Loin d’être une fin à atteindre, l’utopie concrète chez Benasayag est un processus toujours en cours, un devenir ouvert, conflictuel, mais fécond. Elle refuse la clôture, l’accomplissement, pour se penser comme une expérimentation constante, une praxis située. Ce faisant, elle rejoint une tradition pragmatique et existentielle de l’utopie, que l’on peut faire dialoguer avec Ernst Bloch (le « principe espérance ») ou encore Paulo Freire (la pédagogie de la liberté). Benasayag propose une politique de l’immanence : agir ici et maintenant, avec les moyens du bord, dans la complexité du monde.

 

Conclusion

L’utopie concrète chez Miguel Benasayag est à la fois un refus de l’abstraction normative et un appel à l’expérimentation située.
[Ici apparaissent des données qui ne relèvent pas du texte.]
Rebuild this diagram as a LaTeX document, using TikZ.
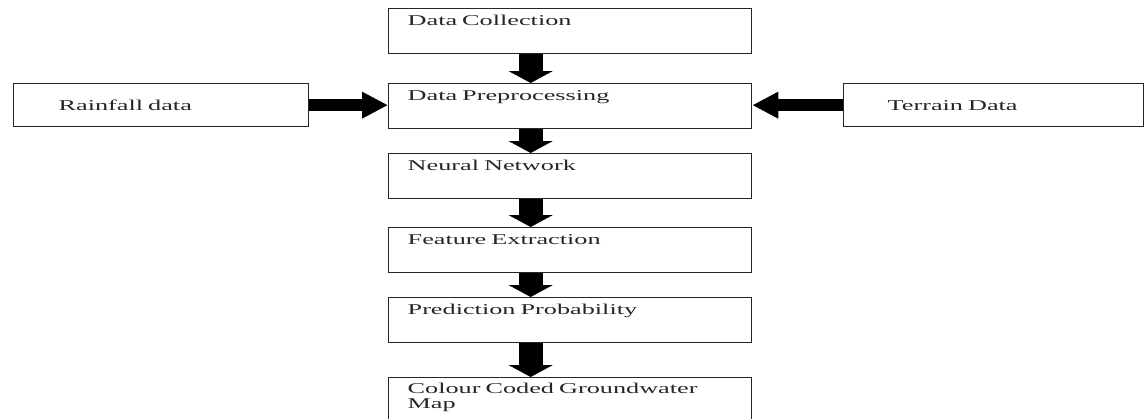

En valorisant les résistances locales, les subjectivations singulières, les pratiques relationnelles, elle propose une voie alternative aux logiques de domination et de normalisation. Elle invite à habiter le réel sans le fuir, à penser avec et non contre la complexité du vivant, et à réinventer ensemble les formes du vivre-ensemble. Penser une utopie concrète, ce n’est donc pas fuir la réalité, mais au contraire l’habiter autrement. C’est refuser de considérer l’ordre existant comme le seul possible. Comme le disait Michel Foucault, il ne s’agit pas de rêver d’un autre monde parfait, mais de « rendre possible ce qui paraît aujourd’hui impensable ».

Relancer le mouvement des utopies concrètes, c’est ainsi renouer avec une philosophie active, critique et créatrice. Une philosophie qui ne se contente pas de décrire le monde, mais cherche à le transformer. En cela, l’utopie concrète n’est pas un luxe : elle est une nécessité.